Les grandes entreprises britanniques, qui échangent déjà avec le reste du monde et sont habituées à réaliser des formalités douanières, pourront en effet probablement s’accommoder de ces coûts supplémentaires. Moins les petites, note la fédération britannique qui défend l’intérêt des PME : selon un sondage réalisé en mars, un petit exportateur sur dix aurait déjà réfléchi à abandonner le commerce avec ses clients européens. Par ailleurs, pour certains produits frais qui nécessitent un transit rapide, il sera impossible de revenir à la fluidité permise par le marché intérieur européen. L’Association écossaise des fruits de mer a par exemple noté que le transport de ses marchandises vers la France prenait désormais trois jours, au lieu d’une nuit auparavant.

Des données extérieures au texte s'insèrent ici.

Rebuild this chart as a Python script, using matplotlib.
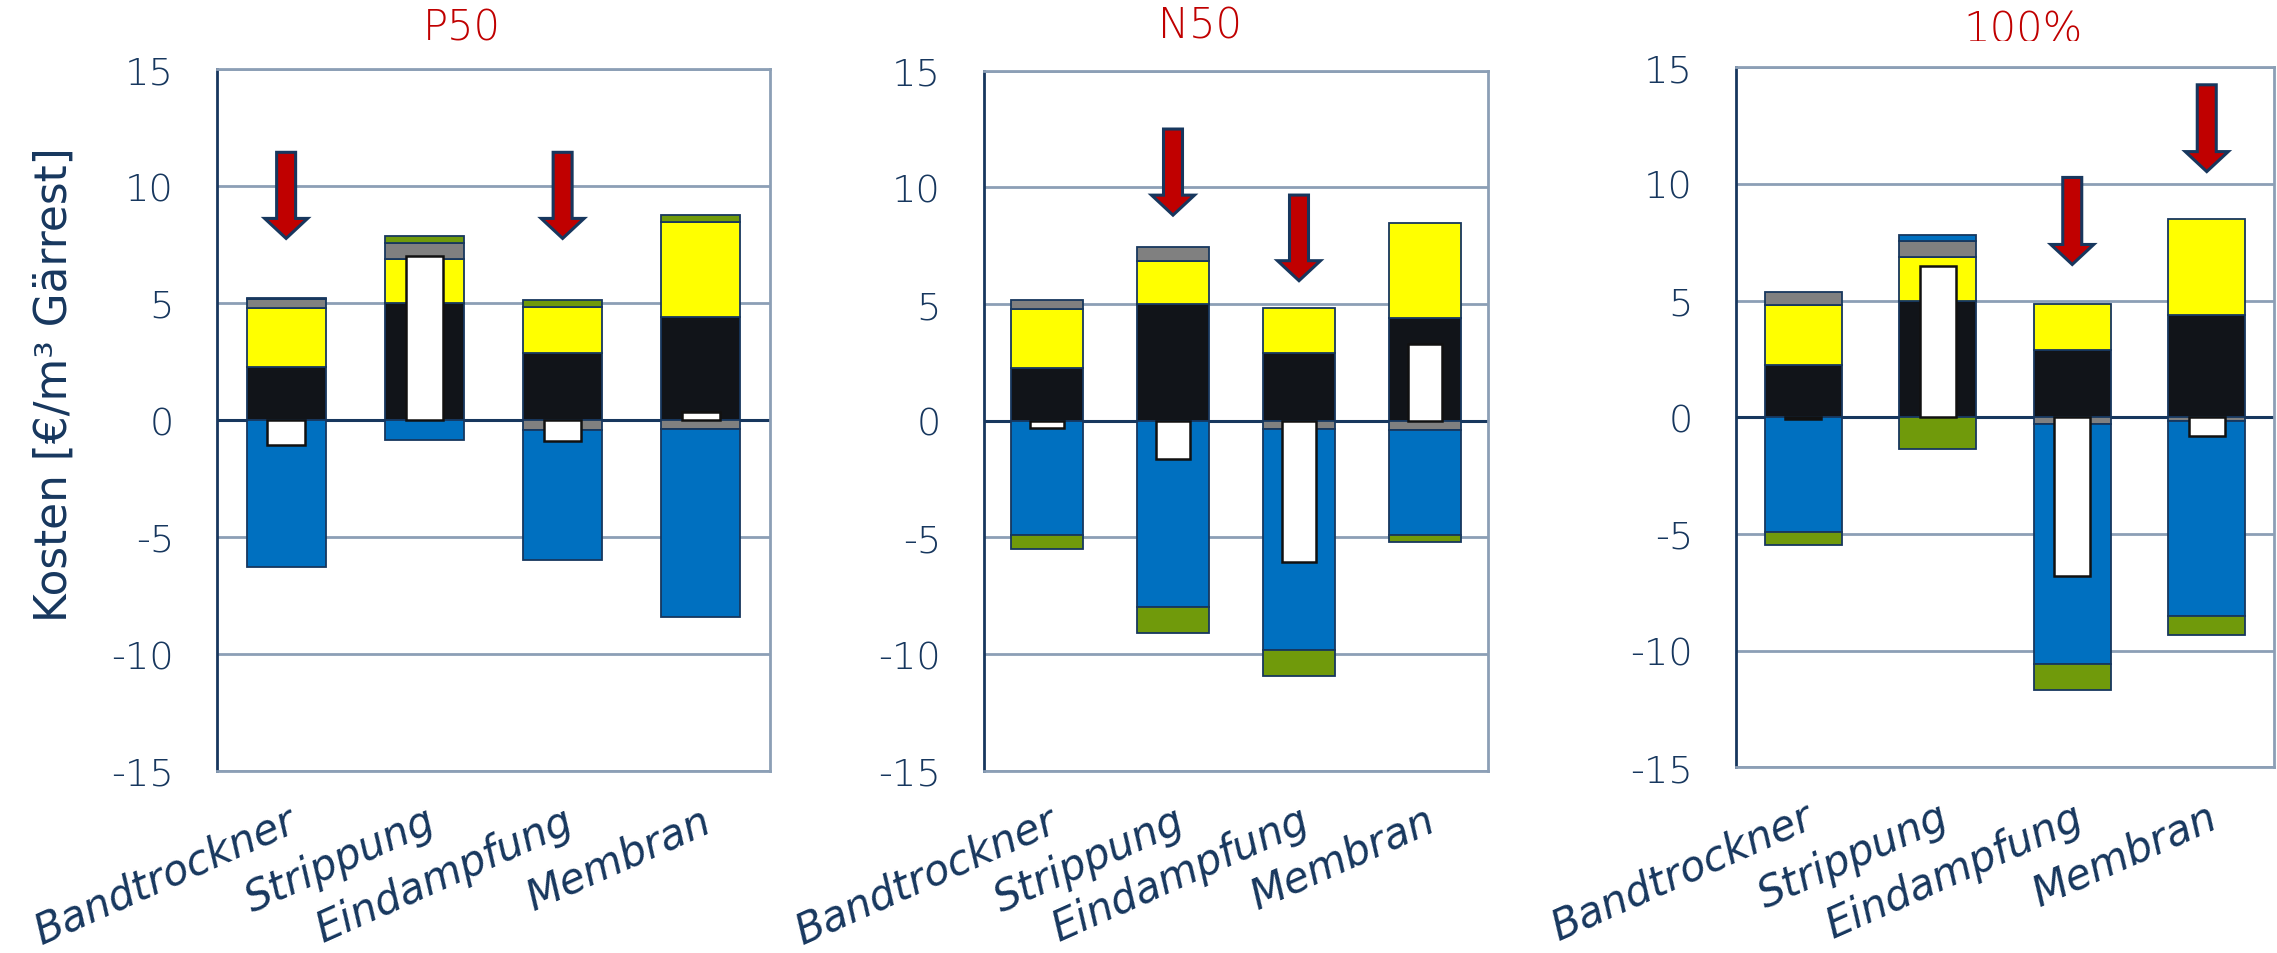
import matplotlib
matplotlib.use('Agg')
import matplotlib.pyplot as plt
from matplotlib.transforms import Bbox
import numpy as np

# ---------------- data ----------------
categories = ['Bandtrockner', 'Strippung', 'Eindampfung', 'Membran']
panel_titles = ['P50', 'N50', '100%']
yticks = [-15, -10, -5, 0, 5, 10, 15]
ytick_labels = ['-15', '-10', '-5', '0', '5', '10', '15']
ylabel = 'Kosten [€/m³ Gärrest]'

# P50 – stacked components (€/m³)
p50_black     = [2.25, 5.00, 2.86, 4.40]
p50_yellow    = [2.55, 1.86, 1.97, 4.07]
p50_gray_pos  = [0.35, 0.72, 0.00, 0.00]
p50_blue_pos  = [0.08, 0.00, 0.00, 0.00]
p50_green_pos = [0.00, 0.27, 0.29, 0.28]
p50_gray_neg  = [0.00, 0.00, -0.42, -0.38]
p50_blue_neg  = [-6.29, -0.86, -5.58, -8.02]
p50_green_neg = [0.00, 0.00, 0.00, 0.00]
p50_net       = [-1.06, 6.99, -0.88, 0.33]
p50_arrow_idx = [0, 2]
p50_arrow_top = [11.44, 11.44]
p50_arrow_tip = [7.76, 7.76]

# N50
n50_black     = [2.24, 4.99, 2.89, 4.39]
n50_yellow    = [2.55, 1.85, 1.95, 4.08]
n50_gray_pos  = [0.37, 0.60, 0.00, 0.00]
n50_blue_pos  = [0.00, 0.00, 0.00, 0.00]
n50_green_pos = [0.00, 0.00, 0.00, 0.00]
n50_gray_neg  = [0.00, 0.00, -0.36, -0.40]
n50_blue_neg  = [-4.90, -7.97, -9.45, -4.50]
n50_green_neg = [-0.60, -1.14, -1.12, -0.29]
n50_net       = [-0.33, -1.65, -6.07, 3.28]
n50_arrow_idx = [1, 2]
n50_arrow_top = [12.50, 9.67]
n50_arrow_tip = [8.81, 6.00]

# 100%
f100_black     = [2.23, 5.00, 2.88, 4.40]
f100_yellow    = [2.59, 1.87, 1.98, 4.11]
f100_gray_pos  = [0.57, 0.68, 0.00, 0.00]
f100_blue_pos  = [0.00, 0.26, 0.00, 0.00]
f100_green_pos = [0.00, 0.00, 0.00, 0.00]
f100_gray_neg  = [0.00, 0.00, -0.28, -0.17]
f100_blue_neg  = [-4.90, 0.00, -10.30, -8.33]
f100_green_neg = [-0.57, -1.34, -1.12, -0.85]
f100_net       = [-0.07, 6.47, -6.80, -0.81]
f100_arrow_idx = [2, 3]
f100_arrow_top = [10.28, 14.25]
f100_arrow_tip = [6.55, 10.53]

panels = [
    dict(pos=[p50_black, p50_yellow, p50_gray_pos, p50_blue_pos, p50_green_pos],
         neg=[p50_gray_neg, p50_blue_neg, p50_green_neg], net=p50_net,
         aidx=p50_arrow_idx, atop=p50_arrow_top, atip=p50_arrow_tip),
    dict(pos=[n50_black, n50_yellow, n50_gray_pos, n50_blue_pos, n50_green_pos],
         neg=[n50_gray_neg, n50_blue_neg, n50_green_neg], net=n50_net,
         aidx=n50_arrow_idx, atop=n50_arrow_top, atip=n50_arrow_tip),
    dict(pos=[f100_black, f100_yellow, f100_gray_pos, f100_blue_pos, f100_green_pos],
         neg=[f100_gray_neg, f100_blue_neg, f100_green_neg], net=f100_net,
         aidx=f100_arrow_idx, atop=f100_arrow_top, atip=f100_arrow_tip),
]

# ---------------- style ----------------
C_BLACK = '#111419'
C_YELLOW = '#FFFF00'
C_GRAY = '#808080'
C_BLUE = '#0070C0'
C_GREEN = '#709A0B'
C_RED = '#C00000'
NAVY = '#17375E'
GRID = '#8C9FB6'
TXT = '#17375E'
pos_colors = [C_BLACK, C_YELLOW, C_GRAY, C_BLUE, C_GREEN]
neg_colors = [C_GRAY, C_BLUE, C_GREEN]

W, H = 2277, 954
DPI = 100
fig = plt.figure(figsize=(W / DPI, H / DPI), dpi=DPI)

# axes boxes in pixels: (left, top, right, bottom)
boxes = [(217, 70, 770, 772), (984, 71.7, 1488, 771.7), (1736, 68.3, 2274, 768.3)]
title_pos = [(462, 28), (1200, 26), (2023, 30)]

BAR_W = 0.57
NET_W = 0.27
THIN_FONT = dict(family=['DejaVu Sans'], weight=200)

for k, (pan, box) in enumerate(zip(panels, boxes)):
    l, t, r, b = box
    ax = fig.add_axes([l / W, 1 - b / H, (r - l) / W, (b - t) / H])
    x = np.arange(len(categories))
    ax.set_xlim(-0.5, 3.5)
    ax.set_ylim(-15, 15)

    # grid & frame
    ax.set_yticks(yticks)
    ax.yaxis.grid(True, color=GRID, lw=2.0, zorder=0)
    ax.set_axisbelow(True)
    for s in ['top', 'right', 'bottom']:
        ax.spines[s].set_color(GRID)
        ax.spines[s].set_linewidth(2.0)
    ax.spines['left'].set_color(NAVY)
    ax.spines['left'].set_linewidth(2.0)
    ax.axhline(0, color=NAVY, lw=2.2, zorder=1)

    # positive stacks
    bottom = np.zeros(len(categories))
    for vals, col in zip(pan['pos'], pos_colors):
        v = np.array(vals, dtype=float)
        m = v != 0
        ax.bar(x[m], v[m], BAR_W, bottom=bottom[m], color=col,
               edgecolor=NAVY, linewidth=1.3, zorder=2)
        bottom = bottom + v
    # negative stacks
    bottom = np.zeros(len(categories))
    for vals, col in zip(pan['neg'], neg_colors):
        v = np.array(vals, dtype=float)
        m = v != 0
        ax.bar(x[m], v[m], BAR_W, bottom=bottom[m], color=col,
               edgecolor=NAVY, linewidth=1.3, zorder=2)
        bottom = bottom + v
    # net boxes
    ax.bar(x, pan['net'], NET_W, color='white', edgecolor='#111111',
           linewidth=1.8, zorder=4)

    # arrows (sizes given in pixels, converted to data units)
    ppx = (r - l) / 4.0           # px per x unit
    ppy = (b - t) / 30.0          # px per y unit
    for i, yt, yp in zip(pan['aidx'], pan['atop'], pan['atip']):
        ax.arrow(x[i], yt, 0, yp - yt, width=19 / ppx, head_width=43 / ppx,
                 head_length=20 / ppy, length_includes_head=True,
                 fc=C_RED, ec=NAVY, lw=2.2, zorder=5)

    # ticks
    ax.tick_params(axis='both', length=0)
    ax.set_yticklabels(ytick_labels, fontsize=27.5, color=TXT, **THIN_FONT)
    ax.tick_params(axis='y', pad=31)
    ax.set_xticks(x)
    ax.set_xticklabels(categories, fontsize=30, color=TXT, fontstyle='italic',
                       family='DejaVu Sans', rotation=24, ha='right', va='top',
                       rotation_mode='anchor')
    ax.tick_params(axis='x', pad=20)

    # title
    tx, ty = title_pos[k]
    tt = fig.text(tx / W, 1 - ty / H, panel_titles[k], ha='center', va='center',
                  fontsize=30, color=C_RED, **THIN_FONT)
    if k == 2:
        tt.set_clip_box(Bbox([[1800, H - 41.7], [W, H]]))
        tt.set_clip_on(True)

fig.text(54 / W, 1 - 385 / H, ylabel, rotation=90, ha='center', va='center',
         fontsize=31.5, color=TXT, family='DejaVu Sans')

fig.savefig('out.png', dpi=DPI, facecolor='white')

Si le manque de recul risque de faire aujourd’hui surestimer l’impact du Brexit, d’autres effets de long terme pour l’instant invisibles conduisent au contraire à le sous-estimer. « C’est souvent à l’occasion du lancement de nouveaux projets, et donc à un horizon temporel plus long, que les entreprises revoient l’organisation de leurs chaînes de valeur ; dans l’industrie automobile par exemple, les choix de localisation de chaînes d’assemblage interviennent principalement lorsqu’un nouveau modèle de voiture est lancé », décrivent Vincent Vicard et Pierre Cotterlaz.
Recherche partenaires…
Boris Johnson espère compenser la perte du marché européen en étant plus ouvert au reste du monde, comme il l’a rappelé lors de la présentation de sa vision du Royaume-Uni pour 2030. Pour l’instant, Londres a conclu des « accords de continuité » avec certains partenaires de l’Union (dont la Suisse, le Chili ou la Corée du Sud) représentant 13 % de son commerce total, un accord de libre-échange avec le Japon, qui compte pour 2 % du commerce britannique, et d’autres sont en cours de négociation avec l’Australie, la Nouvelle-Zélande ou les Etats-Unis. Avec ces derniers, les négociations semblent toutefois au point mort, l’administration Biden étant pour l’instant plus préoccupée par le redressement de l’économie américaine et son positionnement face à la Chine.
« Est-ce que ces accords permettront de compenser la perte du marché européen ? Les preuves disponibles indiquent que non », tranchent d’emblée Ingo Borchert et Mattia Di Ubaldo, de l’Observatoire de la politique commerciale britannique. Notamment parce que les principaux déterminants du commerce sont la proximité culturelle et surtout géographique. « Pratiquement toute la viande que nous envoyons en Europe est faite de produits frais ou réfrigérés qui s’intègrent dans une chaîne d’approvisionnement à flux tendus. Ce commerce ne peut être répliqué avec des pays qui ne sont pas sur le pas de notre porte », s’est inquiété Nick Allen, président de l’Association des transformateurs de viande britannique.
Des pans entiers de l’économie britannique risquent d’être durablement affectés par le Brexit. Pour éviter une transition trop brutale et repenser le modèle de développement du Royaume-Uni, un soutien public aux secteurs et aux ménages les plus fragilisés semble nécessaire, n’en déplaise à Boris Johnson, convaincu que « des marchés ouverts sont le meilleur modèle pour permettre le développement social et économique de l’humanité ».